Two nested loops check every pair or subarray. The outer loop fixes a starting point, the inner loop extends or searches. For n elements this gives up to n²/2 operations. No extra space, but the quadratic time is prohibitive for large inputs.
Most array problems have an O(n²) brute force (nested loops) and an O(n) optimal (single pass with clever state tracking). The key is identifying what information to maintain as you scan: a running max, a prefix sum, a hash map of seen values, or two pointers.
Review these before coding to avoid predictable interview regressions.
Wrong move: Loop endpoints miss first/last candidate.

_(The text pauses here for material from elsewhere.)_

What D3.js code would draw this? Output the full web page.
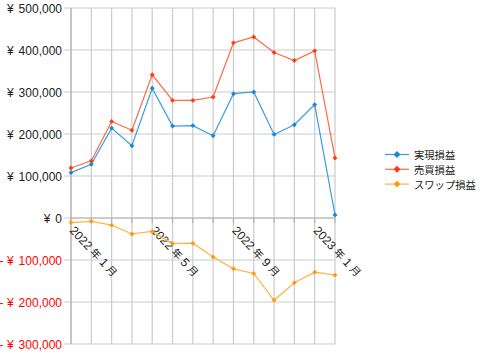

Usually fails on: Fails on minimal arrays and exact-boundary answers.
Fix: Re-derive loops from inclusive/exclusive ranges before coding.
Wrong move: Zero-count keys stay in map and break distinct/count constraints.
Usually fails on: Window/map size checks are consistently off by one.
Fix: Delete keys when count reaches zero.